WHY Empathy is Key To Leadership (& How to Practice It)

Empathy. For many of us, that word may be synonymous with sympathy, caring and/or compassion. But it’s a little different than any of those terms – and in leadership it’s key to effectively leading organizational change. And if it sounds like woo-woo, think again…

Regardless of the setting, empathy can be defined as “the ability to recognize, understand, and share the thoughts and feelings” of others. A definition from Psychology Today takes it further, explaining that empathy is about “experiencing another person’s point of view, rather than just one’s own, and enables prosocial or helping behaviors that come from within, rather than being forced.” 

The WHY Behind Practicing Empathy in Leadership

It only makes sense that cultivating empathy serves us well not only in everyday life, but in our professional relationships too. In an HBR article aptly titled “The Secret to Leading Organizational Change is Empathy,” author Patty Sanchez reiterates just how essential empathy is in the leadership world.

Sanchez cites studies on organizational change that demonstrate a widespread agreement amongst leaders on the importance of integrating empathy into communications to lead effective transformation.

The benefits are wide-reaching and impactful: first, leaders can more strongly connect with those in their organization, which can foster a sense of loyalty and encourage a team spirit.

Think about it:

When employees feel valued and understood, they’re much more likely to actually enjoy coming to work every day – and giving it their best. In the long run, the whole organization can enjoy the benefits of greater productivity, improved morale, and yes, even increased profits.

It’s no surprise that this can also induce a ripple effect of positivity that can not only inspire organizational change, but can also help to make it lasting and more meaningful. Those we lead have a deeper understanding of the organization and its goals. Instead of feeling like they’re just another number or cog in the wheel of never-ending change, our teams see their significance and the role they play in the change process.

Another benefit to demonstrating empathy is that in forgetting ourselves just for that moment when we are extending empathy, we are also simultaneously developing a greater sense of connection with ourselves – something many of us who don’t know all we need to do is to think about others – go to great lengths to achieve.

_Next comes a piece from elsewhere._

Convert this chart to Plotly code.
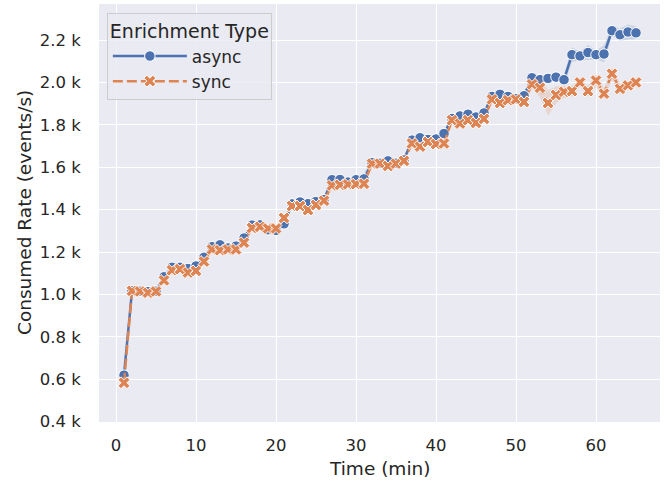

Yet, it really is that simple.

What Does Empathy Look Like in the Business World?

Though empathy takes many forms, here are some common examples:

  • A manager understands that a team member is having a personal situation at home and grants him/her the needed time off.
  • Company leaders emphasize a culture of collaboration, understanding and acceptance instead of competition – particularly in challenging times.
  • A team leader expresses genuine interest in and works to encourage better teamwork, where each person feels like a respected, valued member.

When it comes to empathy, think authenticity. It doesn’t have to be an elusive concept – any leader can try practicing it in small doses when the situation calls for it. One simple way to start is by expressing our own vulnerabilities and sharing our weaknesses, where appropriate.

Like the old adage referring to the nature of anything that comes out of our mouths and which goes, “It’s not so much what you say, but how you say it,” in her HBR article, Patti Sanchez puts her own spin on it:

“How information is communicated to employees during a change matters more than what information is communicated.”

Particularly when it comes to organizational change and transformation, empathy plays a crucial role in whether the organization’s plans flourish…or fall flat.

3 Strategies for Integrating Empathy in Leadership

  1. Start With Sincerity.

If ever there was a golden key to expressing empathy effectively, it’s sincerity. When someone understands a leader is coming from a place of authenticity, it becomes a solid foundation. This establishes the trust so vital to a supportive culture – especially during times of organizational change.

Leadership tip: Proactively – and authentically – engage with team members, remembering to weave in personal details that demonstrate sincerity.

  1. Be Transparent.

This is very important when we’re leading change efforts because people are more likely to be actively engaged when they are informed. Transparency can also help everyone navigate through the inevitable discomforts and fears associated with change. It doesn’t mean the organization has to reveal every last detail, but keeping folks informed is likely to translate into deeper, lasting change.

Leadership tip: Talk to team members, get to know their fears – so you can address them openly and of course, with empathy. Hint: all of our fears can be boiled down to one of Maslow’s Hierarchy of needs. In other words, for all of us, when fear raises its uncomfortable head, it’s because we are afraid of not being safe, of not being loveable and/or of not being good enough. This may help narrow down the field as we seek to better understand those with whom we are working.

  1. Include Everyone.

Sometimes people think of organizational change as only involving those in leadership positions or certain high-ranking individuals within the organization. But this couldn’t be further from the truth: to truly lead impactful change, we must work to include every person, on every level of the organization – not just a select few.

Leadership tip: If your organization in the process of transformational change right now, take some time to thoughtfully consider how well leadership is bringing every employee on board. Remember everyone’s favorite radio station: WIIFM (What’s In It For Me?!).  Bearing this in mind will help all of us remember to bring everyone along with our ideas.

Unsurprisingly, Brené Brown also has some motivating words to say on this subject: “Empathy is simply listening, holding space, withholding judgment, emotionally connecting, and communicating that incredibly healing message of you’re not alone.”